[start]

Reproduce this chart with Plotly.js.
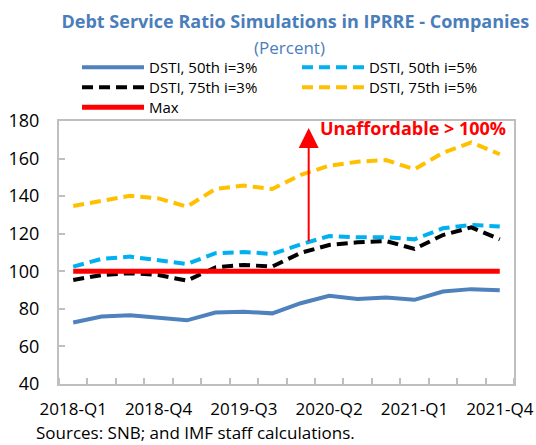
<!DOCTYPE html>
<html>
<head>
<meta charset="utf-8">
<script src="https://cdn.plot.ly/plotly-3.0.1.min.js"></script>
<style>html,body{margin:0;padding:0;background:#fff;}#chart{width:536px;height:445px;}</style>
</head>
<body>
<div id="chart"></div>
<script>
const quarters = ["2018-Q1","2018-Q2","2018-Q3","2018-Q4","2019-Q1","2019-Q2","2019-Q3","2019-Q4",
                  "2020-Q1","2020-Q2","2020-Q3","2020-Q4","2021-Q1","2021-Q2","2021-Q3","2021-Q4"];
const dsti50_3 = [72.7, 75.9, 76.6, 75.3, 73.9, 78.0, 78.5, 77.6, 83.0, 87.0, 85.3, 86.0, 84.8, 89.2, 90.5, 89.9];
const dsti50_5 = [102.5, 106.6, 107.8, 106.0, 103.9, 109.6, 110.3, 109.2, 114.3, 118.8, 118.1, 118.1, 117.0, 122.9, 124.7, 123.8];
const dsti75_3 = [95.4, 98.0, 99.0, 98.0, 95.0, 102.1, 103.4, 102.5, 109.8, 114.0, 115.4, 116.1, 111.9, 119.3, 123.4, 117.0];
const dsti75_5 = [134.8, 137.4, 140.2, 138.8, 134.4, 143.8, 145.6, 143.8, 151.3, 156.2, 158.3, 159.2, 154.3, 163.1, 168.6, 162.3];
const maxLine = [100,100,100,100,100,100,100,100,100,100,100,100,100,100,100,100];
const seriesNames = ["DSTI, 50th i=3%","DSTI, 50th i=5%","DSTI, 75th i=3%","DSTI, 75th i=5%","Max"];
const yTicks = [40,60,80,100,120,140,160,180];
const labelEvery = 3;

const xIdx = quarters.map((q,i)=>i);
const tickIdx = xIdx.filter(i=>i%labelEvery===0);
const tickTxt = tickIdx.map(i=>quarters[i]);

const FONT = "'Open Sans', 'Noto Sans', sans-serif";
const dash = "11px,6px";
const traces = [
  {x:xIdx, y:dsti50_3, name:seriesNames[0], legend:'legend', mode:'lines', line:{color:'#4F81BD', width:4}},
  {x:xIdx, y:dsti50_5, name:seriesNames[1], legend:'legend2', mode:'lines', line:{color:'#00B0F0', width:4, dash:dash}},
  {x:xIdx, y:dsti75_3, name:seriesNames[2], legend:'legend3', mode:'lines', line:{color:'#000000', width:4, dash:dash}},
  {x:xIdx, y:dsti75_5, name:seriesNames[3], legend:'legend4', mode:'lines', line:{color:'#FFC000', width:4, dash:dash}},
  {x:xIdx, y:maxLine, name:seriesNames[4], legend:'legend5', mode:'lines', line:{color:'#FF0000', width:5}}
];

function leg(x, y){
  return {x:x, xanchor:'left', y:y, yanchor:'middle', itemwidth:62, bgcolor:'rgba(0,0,0,0)',
          font:{family:FONT, size:15, color:'#000'}};
}
const c1 = 0.0396, c2 = 0.523;
const r1 = 1.2034, r2 = 1.1274, r3 = 1.0513;

const layout = {
  width:536, height:445,
  margin:{l:59, r:22, t:121, b:61},
  paper_bgcolor:'#fff', plot_bgcolor:'#fff',
  font:{family:FONT, size:16, color:'#000'},
  showlegend:true,
  title:{text:'<b>Debt Service Ratio Simulations in IPRRE - Companies</b>',
         font:{family:FONT, size:18, color:'#4A7EBB'}, x:0.551, xanchor:'center', y:0.952, yanchor:'middle'},
  legend:leg(c1, r1), legend2:leg(c2, r1), legend3:leg(c1, r2), legend4:leg(c2, r2), legend5:leg(c1, r3),
  xaxis:{range:[-0.5, 15.5], tickmode:'array', tickvals:tickIdx, ticktext:tickTxt, ticks:'',
         showgrid:false, zeroline:false, showline:true, linecolor:'#BFBFBF', linewidth:2, mirror:true,
         tickfont:{family:FONT, size:17, color:'#000'}, ticklabelstandoff:9,
         minor:{ticks:'inside', tick0:0.5, dtick:1, ticklen:6, tickcolor:'#BFBFBF', tickwidth:2, showgrid:false}},
  yaxis:{range:[40,180], tickmode:'array', tickvals:yTicks, ticks:'inside', ticklen:6, tickcolor:'#BFBFBF', tickwidth:2,
         showgrid:false, zeroline:false, showline:true, linecolor:'#BFBFBF', linewidth:2, mirror:true,
         tickfont:{family:FONT, size:18, color:'#000'}, ticklabelstandoff:14},
  annotations:[
    {x:0.5055, y:1.2776, xref:'paper', yref:'paper', text:'(Percent)', showarrow:false, xanchor:'center', yanchor:'middle',
     font:{family:FONT, size:17, color:'#4A7EBB'}},
    {x:8.28, y:176.3, ax:8.28, ay:115.2, xref:'x', yref:'y', axref:'x', ayref:'y', text:'', showarrow:true,
     arrowhead:2, arrowsize:2, arrowwidth:2, arrowcolor:'#FF0000'},
    {x:8.6, y:176.5, xref:'x', yref:'y', text:'<b>Unaffordable > 100%</b>', showarrow:false, xanchor:'left', yanchor:'middle',
     font:{family:FONT, size:18, color:'#FF0000'}},
    {x:-0.055, y:-0.1863, xref:'paper', yref:'paper', text:'Sources: SNB; and IMF staff calculations.', showarrow:false,
     xanchor:'left', yanchor:'middle', font:{family:FONT, size:17, color:'#000'}}
  ]
};
Plotly.newPlot('chart', traces, layout, {displayModeBar:false, staticPlot:true});
</script>
</body>
</html>
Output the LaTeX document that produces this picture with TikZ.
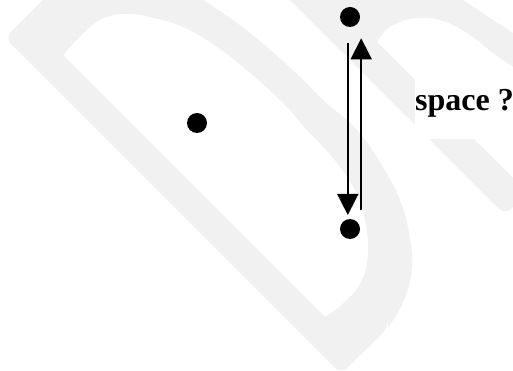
\documentclass[tikz,border=0pt]{standalone}
\usepackage{fontspec}
\setmainfont{Liberation Serif}
\definecolor{markgray}{RGB}{241, 241, 241}
\usepackage{tikz}
\usetikzlibrary{arrows.meta, positioning, calc}

\begin{document}
\begin{tikzpicture}[x=1pt, y=-1pt,
    dot/.style={circle, fill=black, minimum size=20pt, inner sep=0pt},
    flow/.style={line width=1.6pt, -{Triangle[length=21pt, width=21pt]}}]
  \useasboundingbox (0,0) rectangle (513,371);

  % Watermark letters
  \fill[markgray, even odd rule]
    [rounded corners=8pt] (43,0) -- (5,38) -- (341,374) -- (388,328)
    [sharp corners] -- plot[smooth, tension=0.7] coordinates {(388,328) (404,300) (412,267) (409,233) (400,200) (383,167) (357,130) (323,100) (300,77) (267,47) (233,20) (203,0)} -- cycle
    (63,55) -- plot[smooth, tension=0.7] coordinates {(63,55) (90,27) (110,16) (130,14) (150,17) (183,27) (217,47) (250,73) (283,103) (305,128) (333,158) (355,190) (365,220) (368,253) (362,280) (347,300) (325,317)} -- cycle;
  \fill[markgray]
    (290,0) [rounded corners=6pt] -- (499,209) -- (506,213) [sharp corners] -- (513,207) -- (513,178) -- (377,42)
    -- plot[smooth, tension=0.7] coordinates {(377,42) (386,30) (400,22) (417,18) (440,20) (467,33) (493,53) (513,67)}
    -- (513,33) -- (463,0) -- cycle;

  % Points
  \node[dot] (ptleft) at (197,123) {};
  \node[dot] (pttop) at (350,17) {};
  \node[dot] (ptbot) at (350,229) {};

  % Question label
  \node[fill=white, anchor=base west, inner xsep=0pt, inner ysep=0pt, text height=39pt, text depth=28pt,
        font=\fontsize{32}{38}\selectfont\bfseries] (question) at (415,111) {space ?};

  % Arrows between the points
  \draw[flow] ([xshift=-2.2pt, yshift=-26.3pt]pttop.center) -- ([xshift=-2.2pt, yshift=14pt]ptbot.center);
  \draw[flow] ([xshift=11.2pt, yshift=19pt]ptbot.center) -- ([xshift=11.2pt, yshift=-21.3pt]pttop.center);
\end{tikzpicture}
\end{document}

[end]

SET EXERCISE
Every line should be retyped exactly, with the pictures omitted.

TASK SOLUTION
Reproduce this chart with Plotly.js.
<!DOCTYPE html>
<html>
<head>
<meta charset="utf-8">
<script src="https://cdn.plot.ly/plotly-3.0.1.min.js"></script>
<style>html,body{margin:0;padding:0;background:#fff;}#chart{width:536px;height:445px;}</style>
</head>
<body>
<div id="chart"></div>
<script>
const quarters = ["2018-Q1","2018-Q2","2018-Q3","2018-Q4","2019-Q1","2019-Q2","2019-Q3","2019-Q4",
                  "2020-Q1","2020-Q2","2020-Q3","2020-Q4","2021-Q1","2021-Q2","2021-Q3","2021-Q4"];
const dsti50_3 = [72.7, 75.9, 76.6, 75.3, 73.9, 78.0, 78.5, 77.6, 83.0, 87.0, 85.3, 86.0, 84.8, 89.2, 90.5, 89.9];
const dsti50_5 = [102.5, 106.6, 107.8, 106.0, 103.9, 109.6, 110.3, 109.2, 114.3, 118.8, 118.1, 118.1, 117.0, 122.9, 124.7, 123.8];
const dsti75_3 = [95.4, 98.0, 99.0, 98.0, 95.0, 102.1, 103.4, 102.5, 109.8, 114.0, 115.4, 116.1, 111.9, 119.3, 123.4, 117.0];
const dsti75_5 = [134.8, 137.4, 140.2, 138.8, 134.4, 143.8, 145.6, 143.8, 151.3, 156.2, 158.3, 159.2, 154.3, 163.1, 168.6, 162.3];
const maxLine = [100,100,100,100,100,100,100,100,100,100,100,100,100,100,100,100];
const seriesNames = ["DSTI, 50th i=3%","DSTI, 50th i=5%","DSTI, 75th i=3%","DSTI, 75th i=5%","Max"];
const yTicks = [40,60,80,100,120,140,160,180];
const labelEvery = 3;

const xIdx = quarters.map((q,i)=>i);
const tickIdx = xIdx.filter(i=>i%labelEvery===0);
const tickTxt = tickIdx.map(i=>quarters[i]);

const FONT = "'Open Sans', 'Noto Sans', sans-serif";
const dash = "11px,6px";
const traces = [
  {x:xIdx, y:dsti50_3, name:seriesNames[0], legend:'legend', mode:'lines', line:{color:'#4F81BD', width:4}},
  {x:xIdx, y:dsti50_5, name:seriesNames[1], legend:'legend2', mode:'lines', line:{color:'#00B0F0', width:4, dash:dash}},
  {x:xIdx, y:dsti75_3, name:seriesNames[2], legend:'legend3', mode:'lines', line:{color:'#000000', width:4, dash:dash}},
  {x:xIdx, y:dsti75_5, name:seriesNames[3], legend:'legend4', mode:'lines', line:{color:'#FFC000', width:4, dash:dash}},
  {x:xIdx, y:maxLine, name:seriesNames[4], legend:'legend5', mode:'lines', line:{color:'#FF0000', width:5}}
];

function leg(x, y){
  return {x:x, xanchor:'left', y:y, yanchor:'middle', itemwidth:62, bgcolor:'rgba(0,0,0,0)',
          font:{family:FONT, size:15, color:'#000'}};
}
const c1 = 0.0396, c2 = 0.523;
const r1 = 1.2034, r2 = 1.1274, r3 = 1.0513;

const layout = {
  width:536, height:445,
  margin:{l:59, r:22, t:121, b:61},
  paper_bgcolor:'#fff', plot_bgcolor:'#fff',
  font:{family:FONT, size:16, color:'#000'},
  showlegend:true,
  title:{text:'<b>Debt Service Ratio Simulations in IPRRE - Companies</b>',
         font:{family:FONT, size:18, color:'#4A7EBB'}, x:0.551, xanchor:'center', y:0.952, yanchor:'middle'},
  legend:leg(c1, r1), legend2:leg(c2, r1), legend3:leg(c1, r2), legend4:leg(c2, r2), legend5:leg(c1, r3),
  xaxis:{range:[-0.5, 15.5], tickmode:'array', tickvals:tickIdx, ticktext:tickTxt, ticks:'',
         showgrid:false, zeroline:false, showline:true, linecolor:'#BFBFBF', linewidth:2, mirror:true,
         tickfont:{family:FONT, size:17, color:'#000'}, ticklabelstandoff:9,
         minor:{ticks:'inside', tick0:0.5, dtick:1, ticklen:6, tickcolor:'#BFBFBF', tickwidth:2, showgrid:false}},
  yaxis:{range:[40,180], tickmode:'array', tickvals:yTicks, ticks:'inside', ticklen:6, tickcolor:'#BFBFBF', tickwidth:2,
         showgrid:false, zeroline:false, showline:true, linecolor:'#BFBFBF', linewidth:2, mirror:true,
         tickfont:{family:FONT, size:18, color:'#000'}, ticklabelstandoff:14},
  annotations:[
    {x:0.5055, y:1.2776, xref:'paper', yref:'paper', text:'(Percent)', showarrow:false, xanchor:'center', yanchor:'middle',
     font:{family:FONT, size:17, color:'#4A7EBB'}},
    {x:8.28, y:176.3, ax:8.28, ay:115.2, xref:'x', yref:'y', axref:'x', ayref:'y', text:'', showarrow:true,
     arrowhead:2, arrowsize:2, arrowwidth:2, arrowcolor:'#FF0000'},
    {x:8.6, y:176.5, xref:'x', yref:'y', text:'<b>Unaffordable > 100%</b>', showarrow:false, xanchor:'left', yanchor:'middle',
     font:{family:FONT, size:18, color:'#FF0000'}},
    {x:-0.055, y:-0.1863, xref:'paper', yref:'paper', text:'Sources: SNB; and IMF staff calculations.', showarrow:false,
     xanchor:'left', yanchor:'middle', font:{family:FONT, size:17, color:'#000'}}
  ]
};
Plotly.newPlot('chart', traces, layout, {displayModeBar:false, staticPlot:true});
</script>
</body>
</html>
Output the LaTeX document that produces this picture with TikZ.
\documentclass[tikz,border=0pt]{standalone}
\usepackage{fontspec}
\setmainfont{Liberation Serif}
\definecolor{markgray}{RGB}{241, 241, 241}
\usepackage{tikz}
\usetikzlibrary{arrows.meta, positioning, calc}

\begin{document}
\begin{tikzpicture}[x=1pt, y=-1pt,
    dot/.style={circle, fill=black, minimum size=20pt, inner sep=0pt},
    flow/.style={line width=1.6pt, -{Triangle[length=21pt, width=21pt]}}]
  \useasboundingbox (0,0) rectangle (513,371);

  % Watermark letters
  \fill[markgray, even odd rule]
    [rounded corners=8pt] (43,0) -- (5,38) -- (341,374) -- (388,328)
    [sharp corners] -- plot[smooth, tension=0.7] coordinates {(388,328) (404,300) (412,267) (409,233) (400,200) (383,167) (357,130) (323,100) (300,77) (267,47) (233,20) (203,0)} -- cycle
    (63,55) -- plot[smooth, tension=0.7] coordinates {(63,55) (90,27) (110,16) (130,14) (150,17) (183,27) (217,47) (250,73) (283,103) (305,128) (333,158) (355,190) (365,220) (368,253) (362,280) (347,300) (325,317)} -- cycle;
  \fill[markgray]
    (290,0) [rounded corners=6pt] -- (499,209) -- (506,213) [sharp corners] -- (513,207) -- (513,178) -- (377,42)
    -- plot[smooth, tension=0.7] coordinates {(377,42) (386,30) (400,22) (417,18) (440,20) (467,33) (493,53) (513,67)}
    -- (513,33) -- (463,0) -- cycle;

  % Points
  \node[dot] (ptleft) at (197,123) {};
  \node[dot] (pttop) at (350,17) {};
  \node[dot] (ptbot) at (350,229) {};

  % Question label
  \node[fill=white, anchor=base west, inner xsep=0pt, inner ysep=0pt, text height=39pt, text depth=28pt,
        font=\fontsize{32}{38}\selectfont\bfseries] (question) at (415,111) {space ?};

  % Arrows between the points
  \draw[flow] ([xshift=-2.2pt, yshift=-26.3pt]pttop.center) -- ([xshift=-2.2pt, yshift=14pt]ptbot.center);
  \draw[flow] ([xshift=11.2pt, yshift=19pt]ptbot.center) -- ([xshift=11.2pt, yshift=-21.3pt]pttop.center);
\end{tikzpicture}
\end{document}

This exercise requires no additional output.